In the spring of 1888, a group of citizens who were interested in founding an Episcopal Church met in a home. The Reverend H.C. Dyer, Garden City, held a Lenten service, and plans were laid immediately for the organization of a mission. As time went on, a vestry was elected, a women's guild was founded, and the mission was named St. Cornelius'. The name seems to be associated with Ft. Dodge, KS. St. Cornelius of the Biblical times was a Roman centurion and was one of the first gentile converts to Christianity. The Episcopal Church in Dodge City is the only one so named in the United States.

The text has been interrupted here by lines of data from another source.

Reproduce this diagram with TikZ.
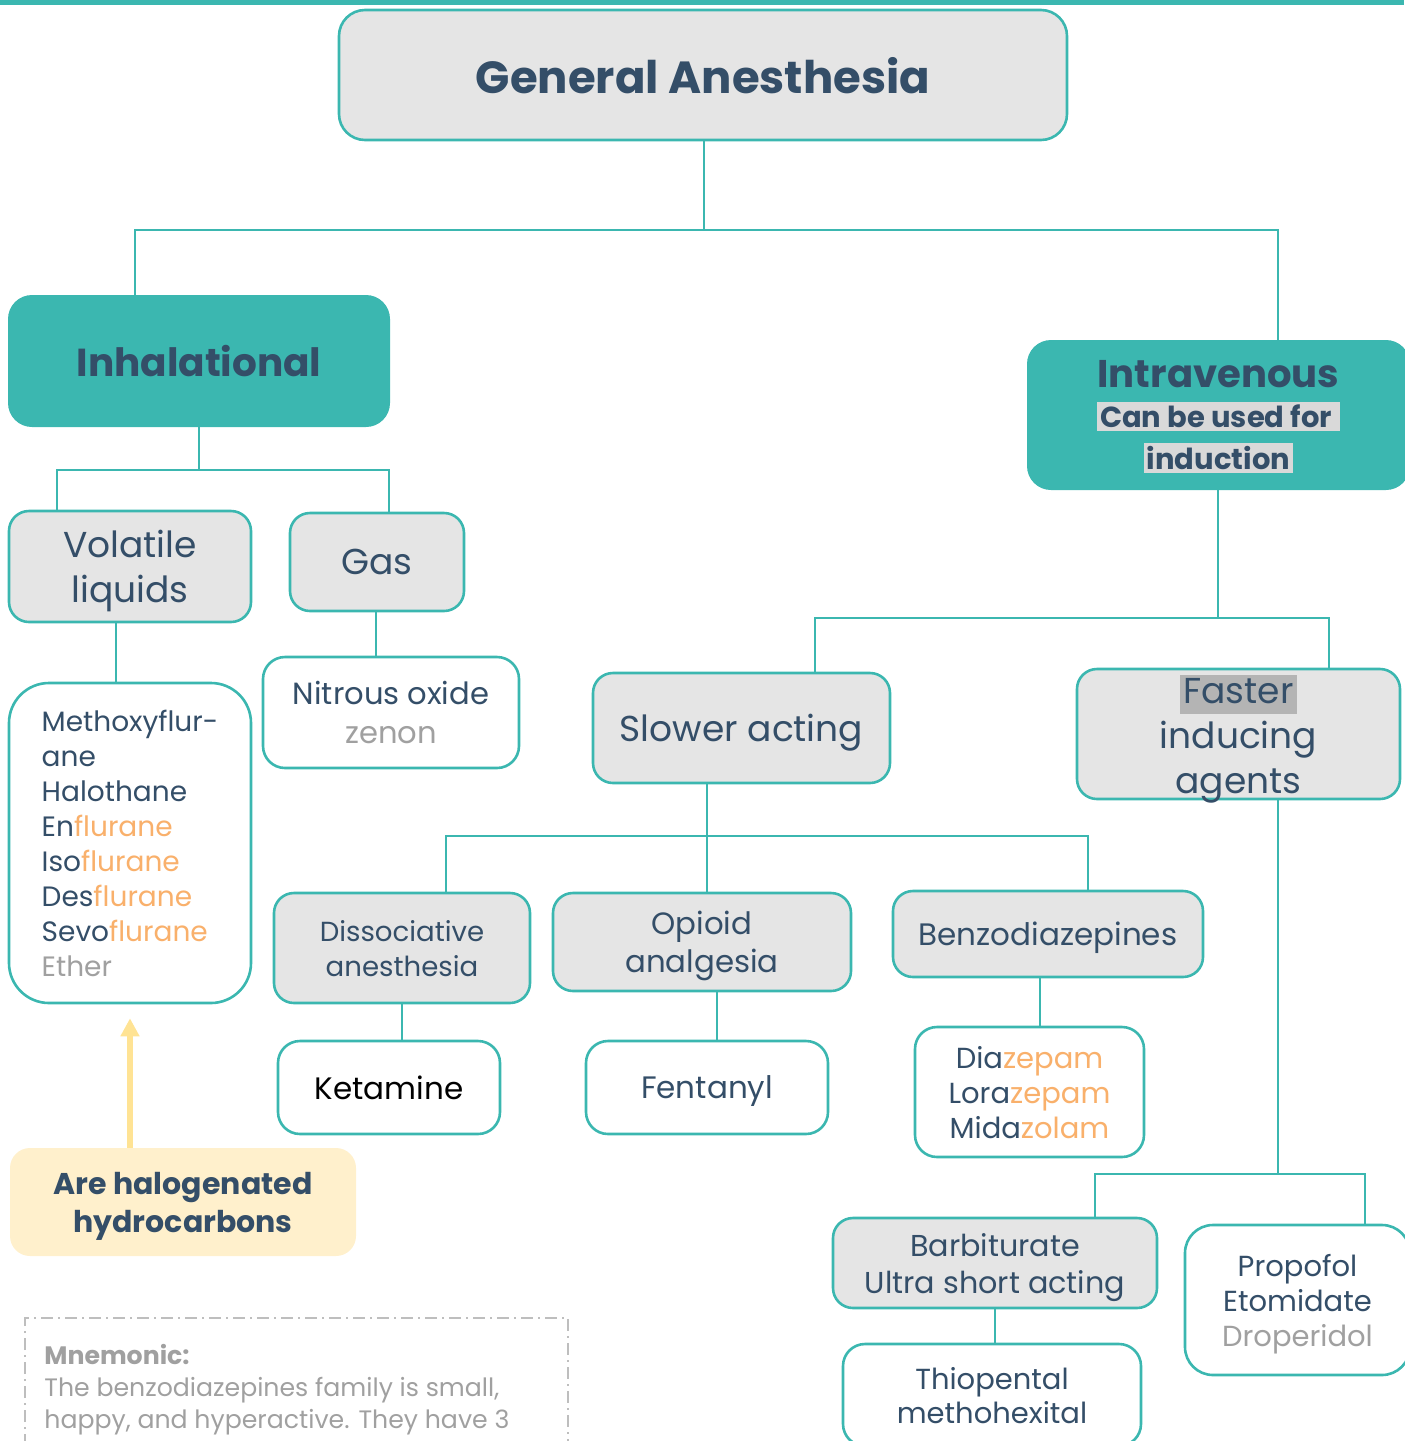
\documentclass[tikz,border=0pt]{standalone}
\usepackage{fontspec}
\setmainfont{Poppins}
\usetikzlibrary{arrows.meta}

\definecolor{tealc}{RGB}{59,183,176}
\definecolor{ink}{RGB}{52,78,104}
\definecolor{boxgrey}{RGB}{229,229,229}
\definecolor{sufcol}{RGB}{249,176,107}
\definecolor{faint}{RGB}{160,160,160}
\definecolor{hlgrey}{RGB}{217,217,217}
\definecolor{hldark}{RGB}{180,180,180}
\definecolor{notefill}{RGB}{255,240,204}
\definecolor{notearrow}{RGB}{255,227,148}
\definecolor{mnemline}{RGB}{190,190,190}

\newcommand{\fsz}[2]{\fontsize{#1}{#2}\selectfont}
\newcommand{\suf}[1]{\textcolor{sufcol}{#1}}
\newcommand{\faded}[1]{\textcolor{faint}{#1}}
\setlength{\fboxsep}{1.5pt}

\begin{document}
\begin{tikzpicture}[x=0.5pt,y=-0.5pt]
        \tikzstyle{grey}=[draw=tealc,line width=1.3pt,fill=boxgrey,rounded corners=10pt,text=ink,align=center,inner sep=0pt,text depth=0pt]
        \tikzstyle{leaf}=[draw=tealc,line width=1.3pt,fill=white,rounded corners=11pt,text=ink,align=center,inner sep=0pt,text depth=0pt]
        \tikzstyle{main}=[fill=tealc,rounded corners=12pt,text=ink,align=center,inner sep=0pt,text depth=0pt]
        \tikzstyle{link}=[draw=tealc,line width=1.2pt]

        \useasboundingbox (0,0) rectangle (1404,1441);
        \fill[tealc] (0,0) rectangle (1404,5);

        \node (ga)[grey,rounded corners=13pt,minimum width=364pt,minimum height=65pt,font=\bfseries\fsz{22.5}{26}] at (703,75) {General Anesthesia};

        \node (inh)[main,minimum width=191pt,minimum height=66pt,font=\bfseries\fsz{19.5}{24}] at (199,361) {Inhalational};
        \node (iv)[main,minimum width=191.5pt,minimum height=75pt,text depth=-5pt,font=\bfseries\fsz{14.5}{20}] at (1218.5,415) {{\fsz{19.3}{24}Intravenous}\\[0pt]\colorbox{hlgrey}{Can be used for\,}\\[1pt]\colorbox{hlgrey}{induction}};

        \node (vol)[grey,minimum width=121pt,minimum height=55.5pt,font=\fsz{18}{22.5}] at (130,566.5) {Volatile\\liquids};
        \node (gas)[grey,minimum width=87pt,minimum height=49pt,font=\fsz{18}{22}] at (377,562) {Gas};
        \node (vlist)[leaf,rounded corners=20pt,minimum width=121pt,minimum height=160pt,align=left,font=\fsz{14}{17.5}] at (130,843) {Methoxyflur-\\ane\\Halothane\\En\suf{flurane}\\Iso\suf{flurane}\\Des\suf{flurane}\\Sevo\suf{flurane}\\\faded{Ether}};
        \node (nit)[leaf,minimum width=128pt,minimum height=55.5pt,font=\fsz{15.3}{19.5}] at (391,712.5) {Nitrous oxide\\\faded{zenon}};

        \node (halo)[fill=notefill,rounded corners=10pt,minimum width=173pt,minimum height=54pt,text=ink,align=center,text depth=0pt,font=\bfseries\fsz{15}{19}] at (183,1202) {Are halogenated\\hydrocarbons};

        \node (slow)[grey,minimum width=148.5pt,minimum height=55pt,font=\fsz{18}{22}] at (741.5,728) {Slower acting};
        \node (fast)[grey,minimum width=161.5pt,minimum height=65pt,font=\fsz{18}{22.5}] at (1238.5,734) {\colorbox{hldark}{\rule[-4pt]{0pt}{15.5pt}Faster}\\inducing\\agents};

        \node (diss)[grey,minimum width=128pt,minimum height=55pt,font=\fsz{13.8}{17.5}] at (402,948) {Dissociative\\anesthesia};
        \node (opi)[grey,minimum width=149pt,minimum height=49pt,font=\fsz{15.4}{19}] at (702,942) {Opioid\\analgesia};
        \node (benz)[grey,minimum width=155pt,minimum height=43pt,font=\fsz{15.5}{19}] at (1048,934) {Benzodiazepines};

        \node (ket)[leaf,minimum width=111pt,minimum height=46.5pt,text=black,font=\fsz{15.5}{19}] at (389,1087.5) {Ketamine};
        \node (fen)[leaf,minimum width=121pt,minimum height=46.5pt,font=\fsz{15.5}{19}] at (707,1087.5) {Fentanyl};
        \node (diaz)[leaf,minimum width=114.5pt,minimum height=65pt,font=\fsz{14.5}{17.5}] at (1029.5,1092) {Dia\suf{zepam}\\Lora\suf{zepam}\\Mida\suf{zolam}};

        \node (barb)[grey,minimum width=162pt,minimum height=45pt,font=\fsz{15.1}{18.5}] at (995,1263) {Barbiturate\\Ultra short acting};
        \node (thio)[leaf,minimum width=149pt,minimum height=51pt,font=\fsz{14.5}{17}] at (992,1395) {Thiopental\\methohexital};
        \node (prop)[leaf,rounded corners=14pt,minimum width=112.5pt,minimum height=75pt,font=\fsz{14.5}{17.5}] at (1297.5,1300) {Propofol\\Etomidate\\\faded{Droperidol}};

        % tree links
        \coordinate (j1) at (704,230);
        \coordinate (j2) at (199,470);
        \coordinate (j3) at (1218,618);
        \coordinate (j4) at (707,836);
        \coordinate (j5) at (1278,1174);

        \draw[link] (ga.south -| j1) -- (j1);
        \draw[link] (inh.north -| 135,0) |- (j1) -| (iv.north -| 1278,0);

        \draw[link] (inh.south) -- (j2);
        \draw[link] (vol.north -| 57,0) |- (j2) -| (gas.north -| 389,0);
        \draw[link] (vol.south -| 116,0) -- (vlist.north -| 116,0);
        \draw[link] (gas.south -| 376,0) -- (nit.north -| 376,0);

        \draw[link] (iv.south -| j3) -- (j3);
        \draw[link] (slow.north -| 815,0) |- (j3) -| (fast.north -| 1329,0);

        \draw[link] (slow.south -| j4) -- (j4);
        \draw[link] (diss.north -| 446,0) |- (j4) -| (benz.north -| 1088,0);
        \draw[link] (j4) -- (opi.north -| j4);
        \draw[link] (diss.south -| 402,0) -- (ket.north -| 402,0);
        \draw[link] (opi.south -| 717,0) -- (fen.north -| 717,0);
        \draw[link] (benz.south -| 1040,0) -- (diaz.north -| 1040,0);

        \draw[link] (fast.south -| j5) -- (j5);
        \draw[link] (barb.north -| 1095,0) |- (j5) -| (prop.north -| 1365,0);
        \draw[link] (barb.south -| 995,0) -- (thio.north -| 995,0);

        % note arrow
        \draw[notearrow,line width=3pt,-{Triangle[width=9pt,length=9pt]},shorten >=7pt] (halo.north -| 130,0) -- (vlist.south -| 130,0);

        % mnemonic
        \draw[mnemline,line width=0.8pt,dash pattern=on 6pt off 2.5pt on 1pt off 2.5pt] (25,1470) |- (568,1318) -- (568,1470);
        \node (mnem)[anchor=north west,inner sep=0pt,text=faint,align=left,font=\fsz{12.6}{16}] at (44,1344) {\textbf{Mnemonic:}\\The benzodiazepines family is small,\\happy, and hyperactive. They have 3};
\end{tikzpicture}
\end{document}
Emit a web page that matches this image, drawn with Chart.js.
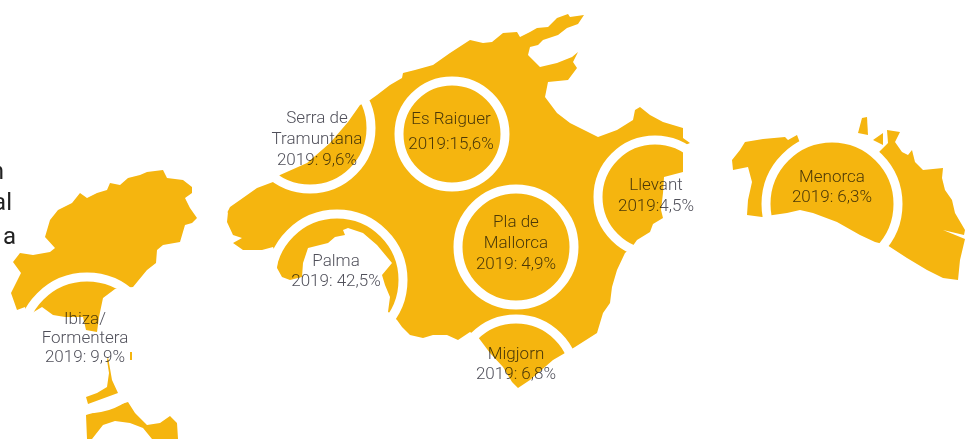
<!DOCTYPE html>
<html>
<head>
<meta charset="utf-8">
<style>
  html, body { margin: 0; padding: 0; background: #fff; overflow: hidden; }
  canvas { display: block; }
</style>
<script src="https://cdn.jsdelivr.net/npm/chart.js@4"></script>
</head>
<body>
<canvas id="mapChart" width="965" height="439"></canvas>
<script>
const ibiza = [13,262, 20,253, 33,255, 50,252, 55,248, 45,237, 50,220, 58,210, 72,203, 80,193, 87,198, 97,193, 107,190, 110,183, 120,185, 128,178, 140,175, 147,172, 163,170, 167,178, 183,180, 192,187, 192,193, 185,198, 190,208, 197,218, 192,223, 185,225, 180,242, 163,245, 157,250, 156,263, 147,270, 133,287, 115,289, 103,298, 99,317, 97,332, 86,330, 83,317, 65,317, 53,315, 42,307, 32,313, 28,319, 25,307, 17,310, 11,293, 21,273];
const formenteraNorth = [108,357, 112,380, 118,393, 88,404, 86,397, 97,393, 107,387, 109,373, 107,360];
const formenteraSouth = [86,415, 128,402, 135,413, 147,425, 160,423, 170,416, 177,423, 178,439, 152,439, 143,428, 130,423, 115,421, 103,425, 92,439, 87,439];
const espalmador = [130,352, 132,352, 132,360, 130,360];
const mallorca = [227,213, 230,207, 240,200, 257,188, 273,182, 280,175, 307,163, 330,143, 348,122, 360,105, 370,100, 377,95, 390,85, 402,78, 403,73, 415,70, 433,65, 450,53, 470,40, 483,43, 492,42, 503,33, 517,32, 520,37, 530,32, 537,28, 548,27, 557,18, 568,14, 570,17, 584,15, 578,24, 567,28, 558,35, 543,40, 538,45, 530,47, 528,55, 540,67, 557,63, 572,57, 578,52, 573,62, 577,68, 568,80, 548,82, 545,97, 557,113, 570,123, 598,137, 617,130, 633,120, 635,110, 640,107, 650,115, 663,122, 683,128, 683,138, 690,143, 683,146, 683,172, 664,177, 663,193, 661,210, 663,218, 653,224, 650,232, 637,240, 632,247, 625,253, 617,270, 612,287, 610,303, 603,313, 597,333, 575,347, 565,353, 553,360, 530,380, 518,388, 512,382, 503,367, 490,353, 478,337, 470,332, 458,340, 447,335, 433,335, 423,338, 410,335, 402,327, 397,320, 390,313, 388,312, 390,297, 385,285, 382,275, 392,263, 377,245, 363,233, 348,228, 343,230, 345,235, 335,237, 328,243, 308,248, 303,263, 302,277, 290,280, 282,277, 277,268, 278,258, 273,247, 262,250, 253,250, 243,250, 233,243, 242,238, 233,235, 227,222, 228,212];
const menorca = [732,160, 740,150, 745,142, 763,139, 785,137, 788,140, 797,135, 800,143, 832,141, 868,145, 878,153, 888,143, 887,130, 900,132, 895,142, 902,152, 908,155, 912,150, 915,162, 923,170, 943,168, 942,178, 945,190, 952,200, 955,213, 965,230, 964,235, 943,230, 965,239, 960,260, 958,280, 943,278, 927,270, 907,258, 887,245, 875,242, 860,235, 837,222, 813,213, 800,210, 787,213, 773,215, 762,217, 747,215, 748,200, 752,182, 748,167, 733,170];
const menorcaIsletA = [862,118, 867,117, 868,135, 858,133];
const menorcaIsletB = [873,140, 883,133, 883,145];
const islands = [ibiza, formenteraNorth, formenteraSouth, espalmador, mallorca, menorca, menorcaIsletA, menorcaIsletB];

// regions
const regionNames = [['Ibiza/', 'Formentera'], ['Serra de', 'Tramuntana'], ['Es Raiguer'], ['Palma'], ['Pla de', 'Mallorca'], ['Llevant'], ['Migjorn'], ['Menorca']];
const regionShares = ['2019: 9,9%', '2019: 9,6%', '2019:15,6%', '2019: 42,5%', '2019: 4,9%', '2019:4,5%', '2019: 6,8%', '2019: 6,3%'];
const ringX = [87, 310, 452, 337, 516, 655, 516, 832];
const ringY = [343, 128, 134, 280, 247, 197, 378, 204];
const ringR = [66, 61, 53, 66, 58, 57, 59, 66];
const labelX = [85, 317, 451, 336, 516, 656, 516, 832];
const labelY = [320, 119, 120, 262, 223, 186, 355, 178];
const labelStep = [19, 21, 25, 20, 21, 21, 20, 20];

// the clipped paragraph at the left edge
const cutText = ['n', 'al', 'a'];
const cutTextRight = [4, 12, 16];
const cutTextY = [173, 204, 238];

const gold = '#f5b50f';

function toPoints(flat) {
    const pts = [];
    for (let i = 0; i < flat.length; i += 2) {
        pts.push({ x: flat[i], y: flat[i + 1] });
    }
    pts.push({ x: flat[0], y: flat[1] });
    return pts;
}

const islandSets = islands.map(function (outline) {
    return {
        type: 'scatter',
        data: toPoints(outline),
        showLine: true,
        fill: 'shape',
        backgroundColor: gold,
        borderWidth: 0,
        pointRadius: 0,
        order: 2
    };
});

const ringSet = {
    type: 'bubble',
    data: ringX.map(function (x, i) { return { x: x, y: ringY[i], r: ringR[i] }; }),
    backgroundColor: 'rgba(0,0,0,0)',
    borderColor: '#ffffff',
    borderWidth: 9,
    order: 1
};

const labelPlugin = {
    id: 'labelPlugin',
    afterDraw(chart) {
        const ctx = chart.ctx;
        const xs = chart.scales.x;
        const ys = chart.scales.y;
        ctx.save();
        ctx.textBaseline = 'middle';
        ctx.textAlign = 'center';
        ctx.font = '300 17px Roboto';
        ctx.fillStyle = '#50505a';
        ctx.globalCompositeOperation = 'multiply';
        regionNames.forEach(function (lines, i) {
            const all = lines.concat(regionShares[i]);
            all.forEach(function (line, j) {
                ctx.fillText(line, xs.getPixelForValue(labelX[i]), ys.getPixelForValue(labelY[i] + j * labelStep[i]));
            });
        });
        ctx.globalCompositeOperation = 'source-over';
        ctx.textAlign = 'right';
        ctx.font = '400 24px Roboto';
        ctx.fillStyle = '#222222';
        cutText.forEach(function (t, i) {
            ctx.fillText(t, xs.getPixelForValue(cutTextRight[i]), ys.getPixelForValue(cutTextY[i]));
        });
        ctx.restore();
    }
};

new Chart(document.getElementById('mapChart').getContext('2d'), {
    type: 'scatter',
    data: { datasets: islandSets.concat(ringSet) },
    options: {
        responsive: false,
        animation: false,
        layout: { padding: 0, autoPadding: false },
        plugins: { legend: { display: false }, tooltip: { enabled: false } },
        scales: {
            x: { type: 'linear', display: false, min: 0, max: 965 },
            y: { type: 'linear', display: false, min: 0, max: 439, reverse: true }
        }
    },
    plugins: [labelPlugin]
});
</script>
</body>
</html>
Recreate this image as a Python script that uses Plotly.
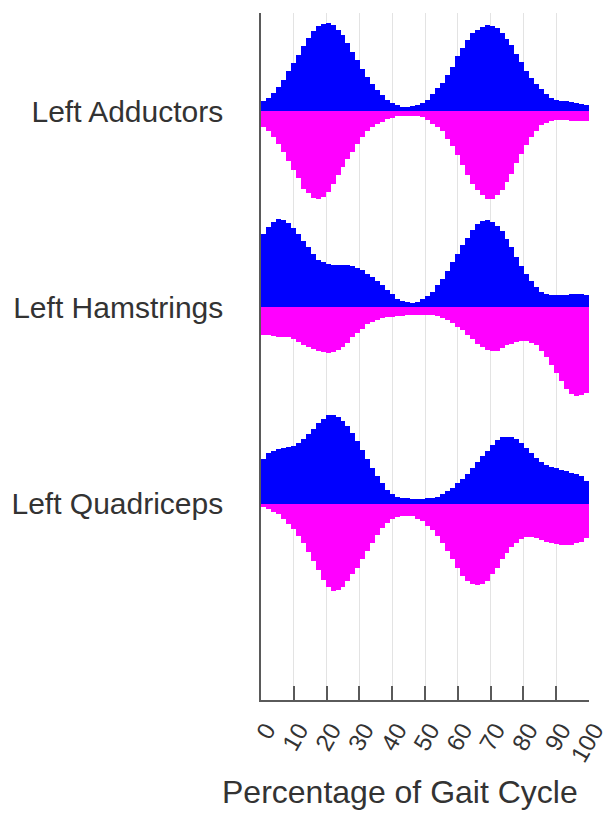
import numpy as np
import plotly.graph_objects as go

# Normalised muscle activity (% of peak) across the gait cycle, 66 bins per series
muscles = ["Left Adductors", "Left Hamstrings", "Left Quadriceps"]
baselines = [3, 2, 1]

adductors_up = [11, 15, 21, 27, 35, 45, 54, 64, 74, 83,
                91, 96, 99, 100, 97, 92, 86, 77, 67, 58,
                48, 39, 31, 24, 18, 13, 9, 7, 5, 5,
                6, 7, 9, 13, 19, 26, 32, 41, 50, 62,
                71, 80, 88, 92, 95, 97, 96, 94, 89, 82,
                75, 65, 56, 46, 38, 31, 25, 19, 15, 13,
                12, 11, 10, 9, 8, 7]
adductors_down = [18, 23, 29, 37, 46, 57, 67, 76, 88, 93,
                  98, 99, 97, 91, 82, 72, 63, 54, 46, 37,
                  29, 23, 18, 15, 12, 9, 8, 6, 6, 5,
                  5, 6, 7, 10, 14, 18, 23, 31, 40, 50,
                  61, 72, 82, 89, 95, 99, 99, 95, 89, 80,
                  71, 59, 48, 38, 29, 22, 16, 13, 11, 10,
                  10, 10, 11, 11, 11, 11]

hamstrings_up = [83, 91, 97, 100, 99, 96, 90, 83, 75, 68,
                 60, 54, 51, 49, 48, 48, 48, 48, 47, 45,
                 42, 38, 35, 30, 25, 20, 15, 10, 7, 6,
                 5, 6, 9, 13, 18, 25, 32, 41, 51, 60,
                 71, 79, 88, 94, 98, 99, 97, 92, 86, 77,
                 68, 57, 47, 38, 30, 23, 18, 15, 14, 14,
                 14, 14, 15, 15, 15, 14]
hamstrings_down = [31, 31, 32, 33, 34, 34, 36, 39, 42, 45,
                   47, 49, 51, 52, 51, 48, 45, 40, 34, 29,
                   24, 19, 16, 14, 12, 11, 11, 10, 10, 9,
                   9, 9, 9, 9, 9, 10, 12, 14, 18, 22,
                   26, 31, 36, 41, 45, 48, 49, 49, 46, 43,
                   41, 39, 38, 38, 40, 43, 49, 56, 65, 74,
                   83, 92, 98, 100, 99, 97]

quadriceps_up = [51, 57, 60, 62, 63, 64, 65, 69, 73, 79,
                 85, 91, 96, 100, 100, 98, 94, 88, 80, 71,
                 61, 51, 40, 31, 23, 16, 11, 8, 6, 6,
                 5, 5, 5, 6, 7, 8, 11, 14, 18, 23,
                 28, 34, 40, 47, 54, 60, 67, 72, 75, 76,
                 76, 73, 69, 63, 57, 52, 47, 44, 42, 40,
                 38, 37, 35, 34, 31, 26]
quadriceps_down = [4, 6, 9, 12, 17, 23, 29, 36, 45, 55,
                   65, 75, 86, 94, 99, 98, 94, 88, 80, 73,
                   63, 54, 44, 35, 28, 22, 17, 15, 14, 14,
                   14, 17, 20, 25, 30, 36, 44, 53, 63, 73,
                   82, 88, 91, 92, 91, 87, 80, 73, 63, 56,
                   49, 44, 40, 38, 38, 39, 41, 43, 45, 46,
                   47, 47, 47, 45, 43, 39]

up_series = [adductors_up, hamstrings_up, quadriceps_up]
down_series = [adductors_down, hamstrings_down, quadriceps_down]

x_ticks = list(range(0, 101, 10))

n_bins = len(adductors_up)
bin_width = 100 / n_bins
bin_centers = (np.arange(n_bins) + 0.5) * bin_width
scale = 0.45 / 100  # % of peak -> row height in axis units

BLUE = "#0000FF"
MAGENTA = "#FF00FF"
FONT = "Liberation Sans, Arial, sans-serif"
TEXT = "#333333"
AXIS = "#5a5a5a"

fig = go.Figure()
for base, up, down in zip(baselines, up_series, down_series):
    fig.add_trace(go.Bar(
        x=bin_centers, y=np.array(up) * scale, base=base, width=bin_width,
        marker=dict(color=BLUE, line=dict(width=0)), showlegend=False,
    ))
    fig.add_trace(go.Bar(
        x=bin_centers, y=-np.array(down) * scale, base=base, width=bin_width,
        marker=dict(color=MAGENTA, line=dict(width=0)), showlegend=False,
    ))

fig.update_layout(
    width=610, height=816,
    margin=dict(l=261, r=21, t=13, b=116),
    paper_bgcolor="white", plot_bgcolor="white",
    barmode="overlay", bargap=0,
    font=dict(family=FONT, color=TEXT),
    xaxis=dict(
        range=[0, 100], tickvals=x_ticks, ticktext=[str(v) for v in x_ticks],
        tickangle=-60, tickfont=dict(size=24, color=TEXT),
        ticklabelshift=5, ticklabelstandoff=5, ticklabeloverflow="allow",
        automargin=False,
        showgrid=True, gridcolor="#e3e3e3", gridwidth=1,
        showline=True, linecolor=AXIS, linewidth=1.5,
        ticks="inside", ticklen=14, tickcolor=AXIS, tickwidth=1.5,
        zeroline=False, fixedrange=True,
    ),
    yaxis=dict(
        range=[0, 3.5], tickvals=baselines, ticktext=muscles,
        tickfont=dict(size=30, color=TEXT), ticks="", ticklabelstandoff=30,
        automargin=False,
        showgrid=False, zeroline=False,
        showline=True, linecolor=AXIS, linewidth=1.5, fixedrange=True,
    ),
    annotations=[dict(
        text="Percentage of Gait Cycle", xref="x", yref="paper",
        x=42.3, y=-0.134, xanchor="center", yanchor="middle",
        showarrow=False, font=dict(size=32, color=TEXT, family=FONT),
    )],
)

fig.write_html("out.html")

The mission continued to grow. Over the next 8 years, John J. Summersby, who was appointed Lay Reader by Bishop Vail, the Episcopal Bishop of Kansas, conducted most of the services. The land the church is built on was purchased for $50. The stone for the church was donated and came from an ice house in Dodge City. The groundbreaking was Monday, February 7th, 1898. The entire cost was $1,200. The first service in the church was held on July 17th, 1898, and the building was consecrated on September 11th, 1898.
St. Cornelius' Episcopal Church was on a mission until December 3, 1946, when it gained Parish status. The mission priest at the time, The Reverend Rudolph W. Treder, became the first Rector of St. Cornelius serving from 1938-1977. It is the oldest church building in continuous use in Dodge City.